You have Kim Beazley’s declaration to the Australian Christian Lobby that “I do pray from time to time that I make right decisions.” Although he conceded “I don’t necessarily think even then that I’d blame God for the decisions that I make.”
Beazley said politicians shouldn’t try to exploit religion for their own “political ends”, but he presumably didn’t mean they shouldn’t use it to their advantage, or it would have made a nonsense of him being at the conference. And by backing a call by Catholic parents to put the government’s industrial relations in the school curriculum, he did appear to be trying for a religious advantage.

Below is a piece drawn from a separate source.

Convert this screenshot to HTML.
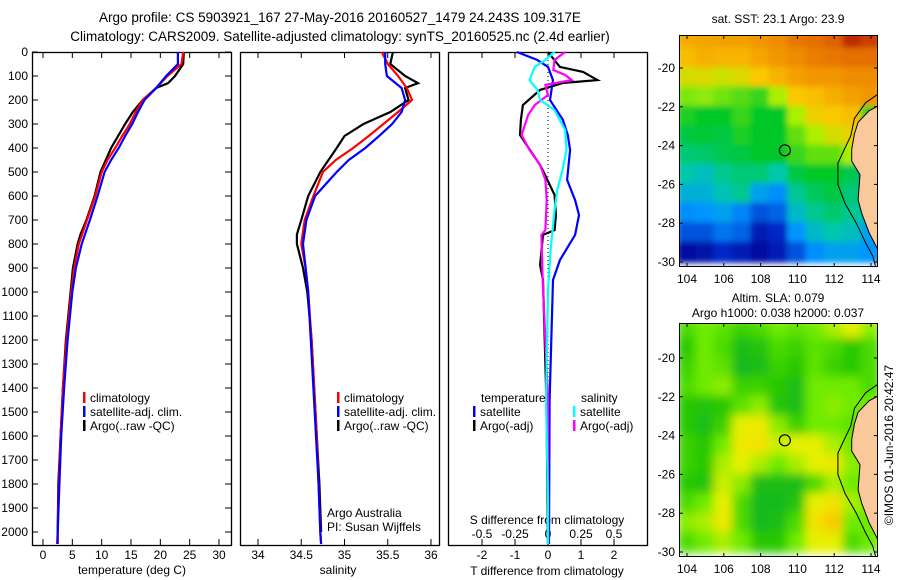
<!DOCTYPE html>
<html><head><meta charset="utf-8"><style>
html,body{margin:0;padding:0;background:#fff}
svg{display:block;font-family:"Liberation Sans",sans-serif}
text{font-size:12px;fill:#000}
</style></head><body>
<svg id="s" width="900" height="580" viewBox="0 0 900 580">
<text x="340" y="22" text-anchor="middle" style="font-size:13.5px">Argo profile: CS 5903921_167 27-May-2016 20160527_1479 24.243S 109.317E</text>
<text x="340" y="41" text-anchor="middle" style="font-size:13.5px">Climatology: CARS2009. Satellite-adjusted climatology: synTS_20160525.nc (2.4d earlier)</text>
<text x="132" y="574" text-anchor="middle">temperature (deg C)</text>
<text x="338" y="574" text-anchor="middle">salinity</text>
<text x="547" y="575" text-anchor="middle">T difference from climatology</text>
<text x="547" y="524" text-anchor="middle">S difference from climatology</text>
<text x="327" y="517">Argo Australia</text>
<text x="327" y="531">PI: Susan Wijffels</text>
<text x="778" y="23" text-anchor="middle">sat. SST: 23.1 Argo: 23.9</text>
<text x="778" y="302" text-anchor="middle">Altim. SLA: 0.079</text>
<text x="778" y="317" text-anchor="middle">Argo h1000: 0.038 h2000: 0.037</text>
<text transform="translate(893,445) rotate(-90)" text-anchor="middle">©IMOS 01-Jun-2016 20:42:47</text>
</svg>
<script>
// ---- profile data ----
const depthClim = [0,50,100,150,200,250,300,350,400,450,500,600,700,800,900,1000,1200,1400,1600,1800,2000,2050];
const tempClim = [23.9,23.6,21.2,19.3,17.0,15.8,14.8,13.5,12.3,11.0,10.0,8.9,7.5,6.1,5.3,4.8,4.0,3.4,3.0,2.7,2.5,2.4];
const tempSat = [23.0,23.0,21.0,19.3,17.3,16.2,15.2,14.0,12.9,11.6,10.5,9.3,8.0,6.6,5.6,5.0,4.2,3.6,3.1,2.8,2.5,2.5];
const salClim = [35.43,35.5,35.62,35.72,35.78,35.62,35.45,35.28,35.1,34.9,34.75,34.64,34.54,34.5,34.55,34.58,34.62,34.65,34.68,34.7,34.72,34.73];
const salSat = [35.47,35.47,35.49,35.66,35.7,35.66,35.55,35.4,35.24,35.05,34.91,34.66,34.56,34.52,34.55,34.58,34.61,34.64,34.67,34.7,34.72,34.73];
const depthArgo = [0,50,100,130,150,200,250,300,350,400,500,600,700,760,800,900,1000,1200,1400,1600,1800,2000];
const tempArgo = [24.0,23.9,22.5,21.3,19.3,17.0,15.3,14.0,12.8,11.6,9.8,8.8,7.4,6.4,5.9,5.1,4.7,3.9,3.4,3.0,2.6,2.5];
const salArgo = [35.56,35.53,35.7,35.85,35.7,35.74,35.53,35.22,35.0,34.91,34.72,34.58,34.5,34.45,34.45,34.52,34.57,34.62,34.65,34.68,34.71,34.73];
// ---- difference data ----
const depthTSatDiff = [0,33,62,117,200,283,346,408,533,617,679,762,867,950,1200,1450,2050];
const tSatDiff = [-0.94,-0.33,0,0.15,0.06,0.45,0.6,0.67,0.58,0.82,0.94,0.82,0.36,0.15,0.1,0.05,0.03];
const depthTArgoDiff = [0,62,83,117,129,158,221,283,346,408,471,512,596,679,742,762,887,950,1450,2050];
const tArgoDiff = [0,0.36,1.06,1.5,0.45,-0.24,-0.76,-0.82,-0.85,-0.55,-0.24,-0.09,0.2,0.24,0.2,-0.15,-0.24,-0.15,-0.05,0];
const depthSSatDiff = [0,33,62,117,158,200,242,325,408,492,575,658,825,992,1450,1867,2050];
const sSatDiff = [0.05,-0.02,-0.1,-0.14,-0.08,-0.06,0.05,0.13,0.14,0.11,0.07,0.05,0.02,0,-0.015,0,0];
const depthSArgoDiff = [0,33,75,96,117,137,179,221,262,346,408,471,533,617,742,762,950,1450,2050];
const sArgoDiff = [0.13,0.05,0.04,0.13,0.18,-0.02,0,-0.1,-0.15,-0.2,-0.14,-0.06,-0.02,-0.01,-0.02,-0.05,-0.04,0,0];
// ---- ticks ----
const depthTicks = [0,100,200,300,400,500,600,700,800,900,1000,1100,1200,1300,1400,1500,1600,1700,1800,1900,2000];
const tempTicks = [0,5,10,15,20,25,30];
const salTicks = [34,34.5,35,35.5,36];
const tDiffTicks = [-2,-1,0,1,2];
const sDiffTicks = [-0.5,-0.25,0,0.25,0.5];
const lonTicks = [104,106,108,110,112,114];
const latTicks = [-20,-22,-24,-26,-28,-30];
// ---- map grids (rows from -18.5 to -29.5, cols 104..114) ----
const sstGrid = [
[.76,.77,.78,.78,.8,.82,.85,.86,.88,.95,.93],
[.72,.75,.74,.74,.77,.8,.82,.84,.85,.86,.86],
[.65,.66,.64,.66,.7,.74,.78,.8,.8,.82,.82],
[.57,.58,.56,.54,.52,.6,.7,.72,.75,.78,.8],
[.5,.48,.48,.52,.48,.48,.6,.68,.7,.72,.5],
[.46,.47,.46,.5,.48,.48,.55,.6,.65,.68,.7],
[.42,.43,.45,.46,.48,.48,.52,.55,.55,.6,.5],
[.38,.36,.4,.42,.42,.38,.46,.48,.48,.45,.2],
[.33,.33,.37,.4,.3,.27,.4,.44,.46,.42,.4],
[.27,.28,.3,.26,.2,.22,.35,.4,.43,.4,.35],
[.2,.2,.24,.22,.1,.14,.28,.35,.38,.36,.3],
[.05,.07,.15,.1,.05,.1,.2,.27,.3,.3,.28]];
const slaGrid = [
[.4,.5,.45,.35,.4,.5,.45,.5,.6,.7,.55],
[.3,.5,.4,.2,.25,.4,.35,.45,.4,.3,.4],
[.35,.5,.45,.15,.2,.35,.3,.45,.35,.3,.4],
[.4,.5,.55,.35,.35,.3,.2,.5,.5,.5,.4],
[.3,.25,.3,.45,.55,.25,.2,.5,.55,.5,.5],
[.3,.2,.35,.7,.75,.55,.35,.5,.5,.45,.5],
[.35,.3,.5,.75,.8,.65,.7,.7,.6,.5,.5],
[.35,.3,.6,.7,.6,.5,.6,.7,.75,.55,.5],
[.3,.25,.65,.55,.2,.2,.2,.4,.6,.5,.5],
[.4,.5,.7,.4,.15,.15,.25,.7,.8,.6,.5],
[.55,.6,.75,.4,.15,.2,.4,.8,.9,.5,.5],
[.4,.5,.6,.5,.3,.3,.5,.7,.7,.4,.5]];
const landLon = [114.95,114.5,113.9,113.3,113.1,112.95,112.95,113.4,113.3,113.5,113.9,114.5,114.95];
const landLat = [-21.6,-21.9,-22.2,-22.8,-23.4,-24.2,-24.8,-25.5,-26.8,-27.5,-28.5,-29.6,-30.4];
const shelfLon = [114.95,114.6,113.7,113.1,112.9,112.5,112.2,112.2,112.6,113.2,113.7,114.1,114.3];
const shelfLat = [-20.2,-21.2,-21.8,-22.6,-23.5,-24.3,-24.9,-26.0,-27.0,-28.0,-29.0,-29.7,-30.4];
const argoLon = 109.317, argoLat = -24.243;

const S = document.getElementById('s');
const NS = 'http://www.w3.org/2000/svg';
function mk(tag, attrs, parent){const e=document.createElementNS(NS,tag);for(const k in attrs)e.setAttribute(k,attrs[k]);(parent||S).appendChild(e);return e;}

const Y0 = 52, Y1 = 545;
const yDepth = d => 52 + d*0.24;
const xTemp = t => 43 + t*5.8667;
const xSal = s => 258 + (s-34)*86.5;
const xTD = v => 548 + v*33;
const xSD = v => 548 + v*132;

function frame(x0,x1,name){
  const r = mk('rect',{x:x0+0.5,y:Y0+0.5,width:x1-x0,height:Y1-Y0,fill:'none',stroke:'#000','stroke-width':1.3});
  
  
}
function line(xs, ds, fx, color, name, w){
  const pts = xs.map((v,i)=>fx(v).toFixed(1)+','+yDepth(ds[i]).toFixed(1)).join(' ');
  const p = mk('polyline',{points:pts,fill:'none',stroke:color,'stroke-width':w||2.2,'stroke-linejoin':'miter'});
  
  
}
function tickX(vals, fx, x0, x1, labelY, name, inside){
  vals.forEach(v=>{
    const x = fx(v);
    mk('line',{x1:x,x2:x,y1:Y1,y2:Y1-6,stroke:'#000'});
    if(!inside) mk('line',{x1:x,x2:x,y1:Y0,y2:Y0+6,stroke:'#000'});
    const t = mk('text',{x:x,y:labelY,'text-anchor':'middle'});
    t.textContent = v;
    
    
  });
}
frame(32,231,'temperature-panel-frame');
frame(240,439,'salinity-panel-frame');
frame(448,647,'difference-panel-frame');
depthTicks.forEach(d=>{
  const y = yDepth(d);
  mk('line',{x1:32,x2:38,y1:y,y2:y,stroke:'#000'});
  mk('line',{x1:231,x2:225,y1:y,y2:y,stroke:'#000'});
  const t = mk('text',{x:28,y:y+4,'text-anchor':'end'});
  t.textContent = d;
  
  
});
tickX(tempTicks,xTemp,32,231,559,'temperature');
tickX(salTicks,xSal,240,439,559,'salinity');
tickX(tDiffTicks,xTD,448,647,559,'t-diff');
sDiffTicks.forEach(v=>{
  const x=xSD(v);
  const t = mk('text',{x:x,y:538,'text-anchor':'middle'});
  t.textContent = v;
  
  
  mk('line',{x1:x,x2:x,y1:Y0,y2:Y0+6,stroke:'#000'});
});
const zl = mk('line',{x1:548,x2:548,y1:Y0,y2:Y1,stroke:'#000','stroke-dasharray':'1,3'});



line(tempArgo,depthArgo,xTemp,'#000','temperature-argo-line');
line(tempClim,depthClim,xTemp,'#f00','temperature-climatology-line');
line(tempSat,depthClim,xTemp,'#00f','temperature-satellite-line');
line(salArgo,depthArgo,xSal,'#000','salinity-argo-line');
line(salClim,depthClim,xSal,'#f00','salinity-climatology-line');
line(salSat,depthClim,xSal,'#00f','salinity-satellite-line');
line(tArgoDiff,depthTArgoDiff,xTD,'#000','t-diff-argo-line');
line(tSatDiff,depthTSatDiff,xTD,'#00f','t-diff-satellite-line');
line(sArgoDiff,depthSArgoDiff,xSD,'#f0f','s-diff-argo-line');
line(sSatDiff,depthSSatDiff,xSD,'#0ff','s-diff-satellite-line');

function legend(x,y,color,label,name){
  const g = mk('g',{});
  
  
  mk('rect',{x:x,y:y-10,width:2.5,height:11,fill:color},g);
  const t = mk('text',{x:x+7,y:y},g); t.textContent = label;
}
legend(83,402,'#f00','climatology','legend-temp-climatology');
legend(83,416,'#00f','satellite-adj. clim.','legend-temp-satellite');
legend(83,430,'#000','Argo(..raw -QC)','legend-temp-argo');
legend(337,402,'#f00','climatology','legend-sal-climatology');
legend(337,416,'#00f','satellite-adj. clim.','legend-sal-satellite');
legend(337,430,'#000','Argo(..raw -QC)','legend-sal-argo');
const lt = mk('text',{x:481,y:402}); lt.textContent='temperature';


const ls = mk('text',{x:581,y:402}); ls.textContent='salinity';


legend(473,416,'#00f','satellite','legend-tdiff-satellite');
legend(473,430,'#000','Argo(-adj)','legend-tdiff-argo');
legend(573,416,'#0ff','satellite','legend-sdiff-satellite');
legend(573,430,'#f0f','Argo(-adj)','legend-sdiff-argo');

function jet(v){
  const stops=[[0,[0,0,140]],[.15,[0,40,200]],[.28,[0,150,255]],[.38,[0,200,170]],[.48,[0,200,40]],[.6,[170,240,0]],[.7,[250,200,0]],[.82,[240,140,0]],[.92,[210,70,0]],[1,[150,0,0]]];
  return ramp(stops,v);
}
function slaC(v){
  const stops=[[0,[0,170,60]],[.3,[40,200,0]],[.5,[110,235,0]],[.7,[230,240,0]],[.85,[250,220,0]],[1,[245,170,0]]];
  return ramp(stops,v);
}
function ramp(stops,v){
  for(let i=1;i<stops.length;i++){ if(v<=stops[i][0]){const a=stops[i-1],b=stops[i];const f=(v-a[0])/(b[0]-a[0]);return 'rgb('+a[1].map((c,k)=>Math.round(c+(b[1][k]-c)*f)).join(',')+')';}}
  return 'rgb('+stops[stops.length-1][1].join(',')+')';
}
function map(y0,y1,latRef,grid,cmap,name,blur){
  const X0=679,X1=878;
  const xL = lon => 687 + (lon-104)*18.4;
  const yL = lat => latRef + (-20-lat)*19.4;
  const g = mk('g',{}); 
  
  const cid = name+'-clip';
  const cp = mk('clipPath',{id:cid},g); mk('rect',{x:X0,y:y0,width:X1-X0,height:y1-y0},cp);
  const fid = name+'-blur';
  const f = mk('filter',{id:fid,x:'-10%',y:'-10%',width:'120%',height:'120%'},g); mk('feGaussianBlur',{stdDeviation:blur},f);
  const cg = mk('g',{'clip-path':'url(#'+cid+')'},g);
  const bg = mk('g',{filter:'url(#'+fid+')'},cg);
  grid.forEach((row,r)=>row.forEach((v,c)=>{
    const lon=103.5+c, lat=-18.0-r;
    const x=xL(lon), y=yL(lat);
    const cell = mk('rect',{x:x-1,y:y-1,width:18.4+2,height:19.4+2,fill:cmap(v)},bg);
    
  }));
  const land = mk('polygon',{points:landLon.map((v,i)=>xL(v).toFixed(1)+','+yL(landLat[i]).toFixed(1)).join(' ')+' '+(X1+5)+','+(y1+5)+' '+(X1+5)+','+yL(-21.6),fill:'#f9c89b',stroke:'#000','stroke-width':1},cg);
  
  const shelf = mk('polyline',{points:shelfLon.map((v,i)=>xL(v).toFixed(1)+','+yL(shelfLat[i]).toFixed(1)).join(' '),fill:'none',stroke:'#000','stroke-width':1},cg);
  
  const m = mk('circle',{cx:xL(argoLon),cy:yL(argoLat),r:5.5,fill:'none',stroke:'#000','stroke-width':1.2},g);
  
  mk('rect',{x:X0+0.5,y:y0+0.5,width:X1-X0-1,height:y1-y0-1,fill:'none',stroke:'#000'},g);
  lonTicks.forEach(v=>{const x=xL(v);mk('line',{x1:x,x2:x,y1:y0,y2:y0+4,stroke:'#000'},g);mk('line',{x1:x,x2:x,y1:y1,y2:y1-4,stroke:'#000'},g);
    const t=mk('text',{x:x,y:y1+16,'text-anchor':'middle'},g);t.textContent=v;});
  latTicks.forEach(v=>{const y=yL(v);mk('line',{x1:X0,x2:X0+4,y1:y,y2:y,stroke:'#000'},g);mk('line',{x1:X1,x2:X1-4,y1:y,y2:y,stroke:'#000'},g);
    const t=mk('text',{x:X0-4,y:y+4,'text-anchor':'end'},g);t.textContent=v;});
}
map(35,267,68,sstGrid,jet,'sst-map',3);
map(323,557,358,slaGrid,slaC,'sla-map',5);
</script>
</body></html>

This is an issue that the churches have bought into in a big way, being more ecumenical on the workplace than they can manage in most areas of dogma. Beazley may not have been trying to exploit religion, but others, particularly in the churches, have.
Take the attempt by the president of the Uniting Church to intimidate the new Fair Pay Commissioner Professor Ian Harper an evangelical Anglican saying he “should face a crisis of conscience between his faith as an evangelical Anglican and his role determining the wages of the lowest paid.”
Which all leads up to the issue of what the Christian position ought to be on this issue, or whether there is such a thing as a Christian position. I had an email discussion about this with a friend of mine employed by the Anglican Church. My conclusion was:
I think Jesus would probably say something along the lines of, “If you do a good day’s work and put your heart and soul into it, then you don’t have to worry whether you get sacked or not, and if you don’t put your heart and soul in, well look out. Whatever happens is God’s will.” Something like that. He was pretty big on rolling with the punches. And you also get the impression that Joseph’s carpentry business had a few employees. Certainly some of those parables reveal a commercial mind. He probably would have approved of the boss’s right to make decisions about employment matters. He certainly likens God to a tough boss plenty of times.
I might not have this right, but I’m sure he would have been much more equivocal than modern day churchmen which could be one reason his church saw two thousand years of growth in the West, while theirs’ is in steady decline.